In particular, the Boy Scout motto, “Be prepared”, is burned so deeply into my psyche that I now, out of habit, over pack for every trip. For example, when I go to Canada fishing I always pack two (and sometimes three) of everything piece of essential gear just in case I, or someone else on the trip, loses or breaks something. This has worked for me because I don’t have to carry any of this gear on my back.
But that’s not the case with the AT. All the food and gear I brought with me I had to carry. That meant those extra meals, shirts, pants, socks and underwear, the extra flashlight and bottle of stove fuel (and if I would have had room – extra shoes, hat, and a solar charger) were dead weight I carried every one of those 70 miles.

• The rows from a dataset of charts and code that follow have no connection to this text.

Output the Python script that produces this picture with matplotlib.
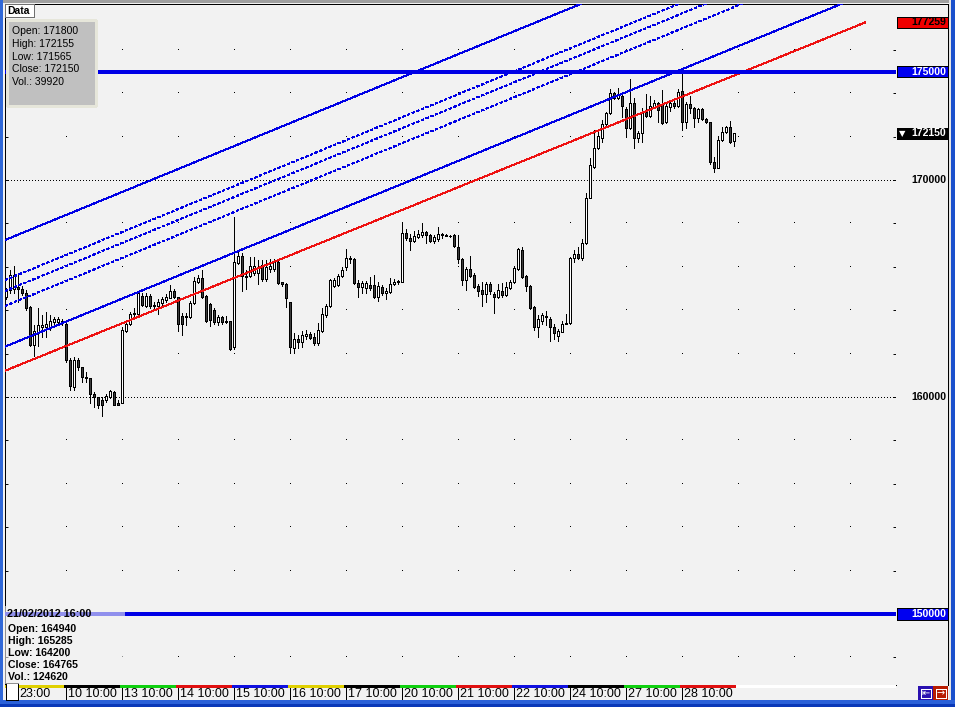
import matplotlib
matplotlib.use("Agg")
import matplotlib.pyplot as plt
from matplotlib.patches import Rectangle
import numpy as np

plt.rcParams['font.family'] = ['Liberation Sans', 'DejaVu Sans']
plt.rcParams['lines.antialiased'] = False
plt.rcParams['patch.antialiased'] = False

W, H = 955, 707
LW = 0.7  # one screen pixel

# hourly candles 9 Feb 2012 .. 28 Feb 2012 (14 bars per session, 10:00-23:00)
opens = [164610, 164930, 164980, 165070, 164980, 164790, 164150, 162400, 163000, 163230,
         163230, 163230, 163460, 163460, 163500, 163360, 161710, 160460, 161710, 161380,
         160920, 160880, 160140, 160000, 159860, 159860, 160000, 160230, 159720, 159720,
         163040, 163360, 163830, 163830, 164650, 164190, 164650, 164240, 164190, 164330,
         164470, 164560, 164890, 164610, 163730, 163690, 163690, 164330, 165300, 165480,
         164650, 164290, 164010, 163460, 163690, 163500, 163500, 162300, 166180, 166500,
         165580, 165580, 165710, 165710, 166080, 165440, 165900, 165900, 166220, 165300,
         165210, 164380, 162260, 162670, 162530, 162810, 162900, 162770, 162490, 163040,
         163780, 164190, 165120, 165160, 165580, 165990, 166360, 166360, 165250, 165070,
         165020, 165160, 165160, 164610, 165070, 164790, 164840, 165210, 165300, 165300,
         167560, 167330, 167190, 167370, 167470, 167600, 167470, 167190, 167280, 167510,
         167470, 167420, 167470, 166910, 166360, 165390, 165900, 165620, 165120, 164940,
         164750, 165210, 164750, 164610, 164890, 164700, 165020, 165300, 165900, 166770,
         165580, 165120, 164150, 163230, 163500, 163730, 163600, 163230, 162810, 163000,
         163410, 163410, 166410, 166590, 166410, 167100, 169170, 170600, 171470, 171940,
         172580, 173090, 174010, 173780, 173870, 173270, 172400, 173550, 171940, 172170,
         173130, 172950, 173360, 173550, 173500, 172670, 173360, 173550, 173410, 174100,
         172670, 173500, 173320, 172860, 173270, 172810, 172670, 170830, 170550, 171840,
         172210, 172440, 171800]
highs = [165020, 165850, 166040, 165620, 165120, 164930, 164190, 163320, 164100, 163780,
         163920, 163780, 163690, 163690, 163600, 163410, 161800, 161850, 161800, 161380,
         161150, 160880, 160230, 160000, 160000, 160140, 160320, 160280, 159860, 163230,
         163500, 163920, 164100, 164840, 164790, 164790, 164750, 164380, 164520, 164610,
         164750, 165160, 164980, 164610, 163870, 163870, 164420, 165530, 165620, 165850,
         164700, 164330, 164100, 163780, 163730, 163730, 163500, 168300, 166680, 166640,
         165850, 166450, 166450, 166310, 166310, 166310, 166360, 166360, 166270, 165300,
         165250, 164380, 162950, 162860, 163040, 163090, 163000, 162950, 163410, 164100,
         164290, 165440, 165480, 165670, 165990, 166820, 166500, 166410, 165390, 165350,
         165350, 165530, 165620, 165300, 165160, 165020, 165480, 165440, 165390, 168020,
         167740, 167510, 167650, 167700, 168000, 167650, 167510, 167470, 167830, 167560,
         167510, 167470, 167510, 167470, 166410, 165990, 166500, 165710, 165210, 165285,
         165300, 165300, 164840, 165210, 165250, 165300, 165390, 165990, 166870, 166910,
         165620, 165160, 164190, 163780, 163870, 163960, 163690, 163360, 163130, 163500,
         163830, 166450, 166770, 166910, 167280, 169400, 171010, 172300, 172210, 172770,
         173130, 174190, 174050, 174240, 174050, 173360, 174650, 173780, 172260, 173320,
         173960, 173870, 173690, 173600, 174150, 173600, 173690, 173780, 174190, 175070,
         173600, 173870, 173360, 173320, 173320, 172860, 172670, 171060, 172030, 172440,
         172490, 172720, 172155]
lows = [164520, 164790, 164790, 164380, 164700, 164010, 162350, 161890, 162350, 162770,
        162770, 163090, 163270, 163360, 163320, 161610, 160320, 160320, 161250, 160690,
        160690, 159720, 159540, 159490, 159130, 159770, 159950, 159630, 159630, 159720,
        163000, 163320, 163690, 163690, 164190, 164150, 164100, 164100, 163830, 164240,
        164380, 164560, 164560, 163040, 162860, 163320, 163640, 164290, 165250, 164560,
        163460, 163270, 163360, 163320, 163360, 163410, 162170, 162210, 166130, 164890,
        164980, 165530, 165620, 165210, 165350, 165350, 165760, 165800, 165210, 165120,
        164150, 162070, 162030, 162260, 162300, 162670, 162670, 162400, 162400, 163000,
        163690, 164150, 165070, 165120, 165530, 165850, 166180, 165210, 164610, 164790,
        164790, 164930, 164560, 164420, 164700, 164520, 164790, 165160, 165210, 165300,
        167240, 166770, 167140, 167330, 167370, 167100, 167140, 167100, 167190, 167330,
        167420, 167370, 166910, 166180, 165160, 164930, 165530, 165020, 164660, 164200,
        164380, 164750, 163870, 164560, 164610, 164650, 164980, 165250, 165850, 165480,
        164890, 164060, 163090, 162770, 163360, 163320, 162580, 162670, 162580, 163000,
        163360, 163360, 166220, 166360, 166310, 167050, 169170, 170550, 171430, 171750,
        172530, 173040, 173730, 173730, 172900, 171980, 172350, 171470, 171750, 171750,
        172900, 172900, 173320, 172670, 172580, 172630, 173160, 173320, 173360, 172300,
        172400, 173090, 172440, 172670, 172760, 172630, 170740, 170370, 170550, 171800,
        172170, 171710, 171565]
closes = [164930, 165620, 165620, 164980, 164790, 164100, 162400, 163040, 163320, 163320,
          163360, 163500, 163600, 163600, 163410, 161710, 160510, 161710, 161380, 160920,
          160880, 160140, 160000, 159630, 159630, 160050, 160280, 159630, 159630, 163090,
          163360, 163830, 163870, 164790, 164240, 164650, 164190, 164190, 164380, 164520,
          164610, 164890, 164610, 163360, 163360, 163730, 164330, 165350, 165480, 164610,
          163500, 163550, 163460, 163690, 163460, 163460, 162210, 166220, 166500, 165580,
          165530, 166040, 166040, 165950, 165440, 165990, 166040, 166220, 165250, 165210,
          164560, 162310, 162670, 162530, 162860, 162900, 162720, 162490, 163090, 163830,
          164190, 165390, 165390, 165580, 165850, 166410, 166410, 165250, 165070, 165250,
          165250, 165020, 164610, 165120, 164790, 164890, 165210, 165300, 165350, 167560,
          167330, 167190, 167420, 167510, 167600, 167470, 167190, 167370, 167510, 167470,
          167420, 167420, 166960, 166360, 165390, 165900, 165580, 165070, 164890, 164765,
          165210, 164890, 164610, 164930, 164700, 165070, 165300, 165950, 166820, 165530,
          165120, 164100, 163230, 163600, 163780, 163690, 163230, 162950, 163040, 163360,
          163360, 166410, 166590, 166410, 167100, 169170, 170690, 171470, 172030, 172580,
          173090, 174010, 173780, 173960, 173410, 172400, 173550, 171940, 172170, 173130,
          172950, 173410, 173550, 173230, 172630, 173410, 173550, 173410, 174050, 172670,
          173500, 173320, 172860, 173270, 172810, 172670, 170830, 170550, 171840, 172210,
          172440, 171750, 172150]

# first bar of each trading session (10:00) and its axis label
session_start = [15, 29, 43, 57, 71, 85, 99, 113, 127, 141, 155, 169]
session_labels = ['10 10:00', '13 10:00', '14 10:00', '15 10:00', '16 10:00', '17 10:00',
                  '20 10:00', '21 10:00', '22 10:00', '24 10:00', '27 10:00', '28 10:00']
first_label = '23:00'
day_colors = ['#e0d000', 'black', '#10d010', '#e01010', '#1010e0', '#e0d000', 'black',
              '#10d010', '#e01010', '#1010e0', 'black', '#10d010', '#e01010']

# drawn objects: (bar index, price) -> (bar index, price)
red_line = (-0.25, 161210, 214.75, 177259)
blue_solid = [(-0.25, 167235, 220, 183880), (-0.25, 162320, 220, 178960)]
blue_dashed = [(-0.25, 165390, 220, 182035), (-0.25, 164885, 220, 181530),
               (-0.25, 164195, 220, 180840)]
h_levels = [175000, 150000]
axis_labels = [170000, 160000]
last_price = 172150

info_top = ['Open: 171800', 'High: 172155', 'Low: 171565', 'Close: 172150', 'Vol.: 39920']
info_time = '21/02/2012 16:00'
info_bottom = ['Open: 164940', 'High: 165285', 'Low: 164200', 'Close: 164765', 'Vol.: 124620']

BG = '#f2f2f2'
BLUE = '#0000e6'


def rect(x0, y0, x1, y1):
    return [x0 / W, 1 - y1 / H, (x1 - x0) / W, (y1 - y0) / H]


fig = plt.figure(figsize=(W / 100, H / 100), dpi=100)
fig.patch.set_facecolor(BG)

XLIM = (-0.25, 222.5)
YLIM = (146728, 178111)

# ---- main price panel
ax = fig.add_axes(rect(5, 4, 896, 685))
ax.set_facecolor(BG)
ax.set_xlim(*XLIM)
ax.set_ylim(*YLIM)
ax.set_xticks([])
ax.set_yticks(np.arange(148000, 178000, 2000))
ax.tick_params(axis='y', direction='in', length=2.5, width=LW, left=True, right=True,
               labelleft=False, labelright=False)
for s in ax.spines.values():
    s.set_linewidth(LW)

# grid: dotted lines at labelled levels, dots at session / level crossings
for v in axis_labels:
    ax.axhline(v, color='black', lw=LW, ls=(0, (1, 3)), zorder=1)
gx = np.arange(session_start[0], XLIM[1], 14)
gy = [v for v in range(148000, 178000, 2000) if v not in axis_labels + h_levels]
GX, GY = np.meshgrid(gx, gy)
ax.plot(GX.ravel(), GY.ravel(), ',', color='black', zorder=1)

# candles
o, h, l, c = map(np.array, (opens, highs, lows, closes))
idx = np.arange(len(o))
up = c >= o
ax.vlines(idx, l, h, color='black', lw=LW, zorder=2)
ax.bar(idx, np.abs(c - o), bottom=np.minimum(o, c), width=0.5,
       color=np.where(up, 'white', '#3c3c3c'), edgecolor='black', linewidth=LW, zorder=3)

# channel lines
x0, p0, x1, p1 = red_line
ax.plot([x0, x1], [p0, p1], color='#ee1111', lw=LW, zorder=4)
for x0, p0, x1, p1 in blue_solid:
    ax.plot([x0, x1], [p0, p1], color=BLUE, lw=LW, zorder=4)
for x0, p0, x1, p1 in blue_dashed:
    ax.plot([x0, x1], [p0, p1], color=BLUE, lw=LW, ls=(0, (3, 3)), zorder=4)
for v in h_levels:
    ax.axhline(v, color=BLUE, lw=1.45, zorder=4)

# ---- price scale panel
rax = fig.add_axes(rect(896, 4, 948, 685))
rax.set_facecolor(BG)
rax.set_xlim(0, 52)
rax.set_ylim(*YLIM)
rax.set_xticks([])
rax.set_yticks([])
rax.spines['left'].set_visible(False)
rax.spines['bottom'].set_visible(False)
for s in ('top', 'right'):
    rax.spines[s].set_linewidth(LW)
lab = dict(ha='right', va='center', fontsize=7.6, fontweight='bold')
for v in axis_labels:
    rax.text(50, v, str(v), color='black', **lab)
box_h = 520
rax.add_patch(Rectangle((0.6, red_line[3] - box_h / 2), 51, box_h, fc='#f00000', ec='black', lw=LW))
rax.text(50, red_line[3], str(red_line[3]), color='black', **lab)
for v in h_levels:
    rax.add_patch(Rectangle((0.6, v - box_h / 2), 51, box_h, fc='#0000f0', ec='black', lw=LW))
    rax.text(50, v, str(v), color='white', **lab)
rax.add_patch(Rectangle((0.6, last_price - box_h / 2), 51, box_h, fc='black', ec='black', lw=LW))
rax.text(50, last_price, str(last_price), color='white', **lab)
rax.text(3, last_price, '\u25bc', color='white', ha='left', va='center', fontsize=6,
         family=['DejaVu Sans'])

# ---- time scale strip
strip = fig.add_axes(rect(5, 685, 896, 700))
strip.set_facecolor(BG)
strip.set_xlim(*XLIM)
strip.set_ylim(15, 0)
strip.axis('off')
starts = [XLIM[0]] + [s - 0.5 for s in session_start]
ends = starts[1:] + [session_start[-1] + 13.5]
strip.add_patch(Rectangle((XLIM[0], 0), XLIM[1] - XLIM[0], 15, fc=BG, ec='none'))
strip.hlines([1.3] * len(starts), starts, ends, colors=day_colors, lw=1.6)
strip.hlines(1.3, ends[-1], XLIM[1], colors='white', lw=1.6)
strip.vlines(session_start, 3, 15, color='black', lw=LW)
strip.text(3.3, 9.3, first_label, ha='left', va='center', fontsize=9)
for s, t in zip(session_start, session_labels):
    strip.text(s + 0.45, 9.3, t, ha='left', va='center', fontsize=9)

# ---- window chrome and info boxes (pixel coordinates)
ov = fig.add_axes([0, 0, 1, 1], zorder=10)
ov.set_xlim(0, W)
ov.set_ylim(H, 0)
ov.axis('off')
ov.patch.set_visible(False)

ov.add_patch(Rectangle((0, 0), W, 3.4, fc='#a0a0a0', ec='none'))
ov.add_patch(Rectangle((0, 0), 3.4, H, fc='#3068d8', ec='none'))
ov.add_patch(Rectangle((948.6, 0), 2.4, H, fc='#e4e4e4', ec='none'))
ov.add_patch(Rectangle((951, 0), 4, H, fc='#1a50cc', ec='none'))
ov.add_patch(Rectangle((0, 700), W, 3.5, fc='#2a60d8', ec='none'))
ov.add_patch(Rectangle((0, 703.5), W, 3.5, fc='#0a38b8', ec='none'))

# buttons
ov.add_patch(Rectangle((918, 686), 15, 14, fc='#2a10b0', ec='none'))
ov.add_patch(Rectangle((933, 686), 15, 14, fc='#b81c00', ec='none'))
ov.add_patch(Rectangle((920.5, 688.5), 10, 9, fc='none', ec='white', lw=LW))
ov.add_patch(Rectangle((935.5, 688.5), 10, 9, fc='none', ec='white', lw=LW))
ov.text(925.5, 693, '\u21e4', color='white', ha='center', va='center', fontsize=7,
        family=['DejaVu Sans'])
ov.text(940.5, 693, '\u2192', color='white', ha='center', va='center', fontsize=7,
        family=['DejaVu Sans'])
ov.add_patch(Rectangle((5.5, 682.5), 12.5, 17, fc='white', ec='black', lw=LW))

# top-left data box
ov.add_patch(Rectangle((4.8, 4.2), 29, 13, fc='white', ec='#707070', lw=LW))
ov.text(7, 10.8, 'Data', ha='left', va='center', fontsize=7.5, fontweight='bold')
ov.add_patch(Rectangle((6.5, 19.5), 89, 86.5, fc='#c0c0c0', ec='#e6e6da', lw=1))
for k, t in enumerate(info_top):
    ov.text(11.5, 31 + 12.8 * k, t, ha='left', va='center', fontsize=7.5)

# bottom-left hover box
ov.add_patch(Rectangle((5, 606), 120, 78, fc=BG, alpha=0.6, ec='none'))
ov.text(7, 614, info_time, ha='left', va='center', fontsize=7.8, fontweight='bold')
for k, t in enumerate(info_bottom):
    ov.text(7.5, 629.5 + 11.9 * k, t, ha='left', va='center', fontsize=7.6, fontweight='bold')

fig.savefig('out.png', dpi=100, facecolor=fig.get_facecolor())
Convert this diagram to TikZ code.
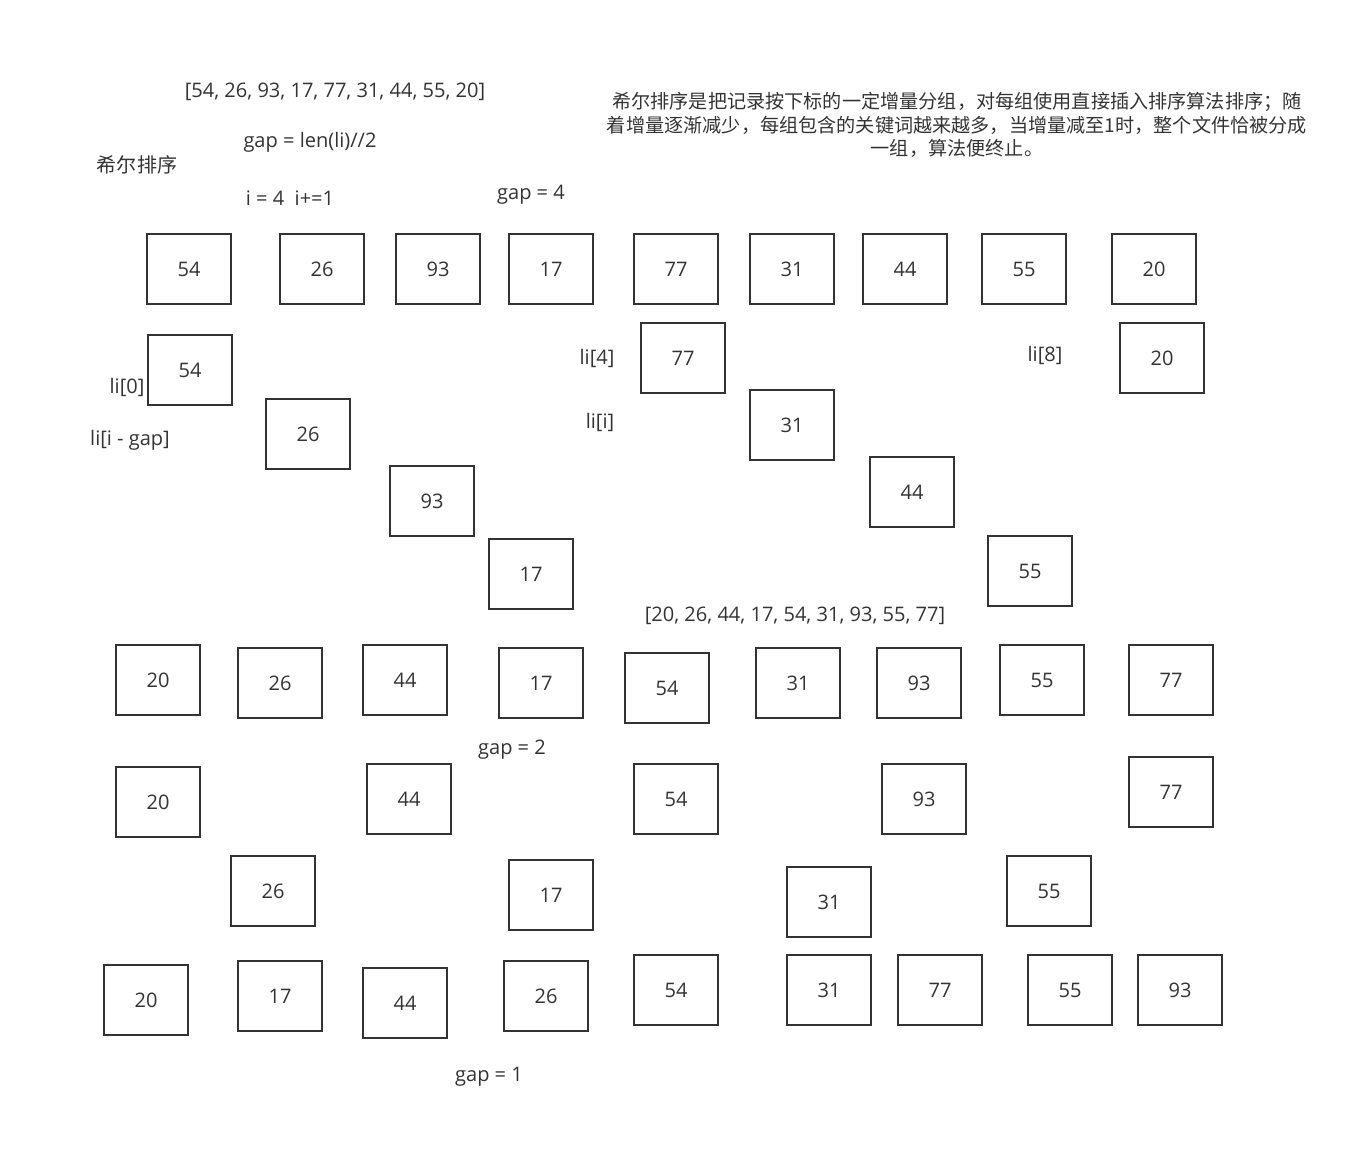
\documentclass[tikz,border=0pt]{standalone}
\usepackage{fontspec}
\setmainfont{Open Sans}
\newfontfamily\cjk{Noto Sans CJK SC}
\usetikzlibrary{positioning}
\definecolor{ink}{HTML}{333333}

\begin{document}
\begin{tikzpicture}[x=0.02cm, y=-0.02cm, font=\fontsize{11.4}{13.4}\selectfont, text=ink,
	numbox/.style={rectangle, draw=ink, line width=0.75pt, minimum width=1.68cm, minimum height=1.4cm, inner sep=0pt},
	lbl/.style={inner sep=0pt, yshift=-0.04cm}]
	\useasboundingbox (0,0) rectangle (1368,1156);
	% headings
	\node[lbl] (list1) at (335,90) {[54, 26, 93, 17, 77, 31, 44, 55, 20]};
	\node[lbl] (gaplen) at (310,140) {gap = len(li)//2};
	\node[lbl] (title) at (137,163) {\cjk 希尔排序};
	\node[lbl] (istep) at (290,196) {i = 4\ \ i+=1};
	\node[lbl] (gap4) at (531,193) {gap = 4};
	\node[lbl, align=center, font=\cjk\fontsize{10.9}{13.4}\selectfont] (desc) at (957,123)
		{希尔排序是把记录按下标的一定增量分组，对每组使用直接插入排序算法排序；随\\
		 着增量逐渐减少，每组包含的关键词越来越多，当增量减至1时，整个文件恰被分成\\
		 一组，算法便终止。};
	% first row
	\foreach \v/\x in {54/189, 26/322, 93/438, 17/551, 77/676, 31/792, 44/905, 55/1024, 20/1154}
		\node[numbox] (ra\v) at (\x,269) {\v};
	% groups for gap = 4
	\foreach \v/\x/\y in {54/190/370, 26/308/434, 93/432/501, 17/531/574, 77/683/358,
		31/792/425, 44/912/492, 55/1030/571, 20/1162/358}
		\node[numbox] (rb\v) at (\x,\y) {\v};
	\node[lbl] (li0) at (127,385) {li[0]};
	\node[lbl] (ligap) at (130,438) {li[i - gap]};
	\node[lbl] (li4) at (597,356) {li[4]};
	\node[lbl] (lii) at (600,420) {li[i]};
	\node[lbl] (li8) at (1045,353) {li[8]};
	\node[lbl] (list2) at (795,614) {[20, 26, 44, 17, 54, 31, 93, 55, 77]};
	% after gap = 4
	\foreach \v/\x/\y in {20/158/680, 26/280/683, 44/405/680, 17/541/683, 54/667/688,
		31/798/683, 93/919/683, 55/1042/680, 77/1171/680}
		\node[numbox] (rc\v) at (\x,\y) {\v};
	\node[lbl] (gap2) at (512,748) {gap = 2};
	% groups for gap = 2
	\foreach \v/\x/\y in {20/158/802, 44/409/799, 54/676/799, 93/924/799, 77/1171/792,
		26/273/891, 17/551/895, 31/829/902, 55/1049/891}
		\node[numbox] (rd\v) at (\x,\y) {\v};
	% gap = 1
	\foreach \v/\x/\y in {20/146/1000, 17/280/996, 44/405/1003, 26/546/996, 54/676/990,
		31/829/990, 77/940/990, 55/1070/990, 93/1180/990}
		\node[numbox] (re\v) at (\x,\y) {\v};
	\node[lbl] (gap1) at (489,1075) {gap = 1};
\end{tikzpicture}
\end{document}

I estimated it all added up to an extra ten pounds (or about 25% of my total pack weight).
Now ten pounds may not sound like a lot when one wants to “be prepared”, but in reality it was like carrying a gallon of milk, in addition to the rest of my gear, for 70 miles up and down mountains.
You see, with so many people on the trail, with towns, stores, hostels and roads dotted all along the path, the best way to be prepared is to know where you can get something if and when you need it. It’s why some people hike the AT with only 25 pounds of gear (a little more than half of what I was carrying). So the hard truth was, if I was truly prepared like a good Boy Scout, I would have known this about the AT and would have packed much lighter.
So what’s the lesson in all this? Do not confuse a motto, value or principle with its application. Memorizing a motto (Be Prepared) is easy. Learning a single way to apply it (over packing) is a mindless habit. But leadership requires the wisdom to know when a context is different, because different contexts requires different applications of those timeless mottos and values.
So how do I know this? Because, for seven days, I felt it deeply in my hips, shoulders, knees and back.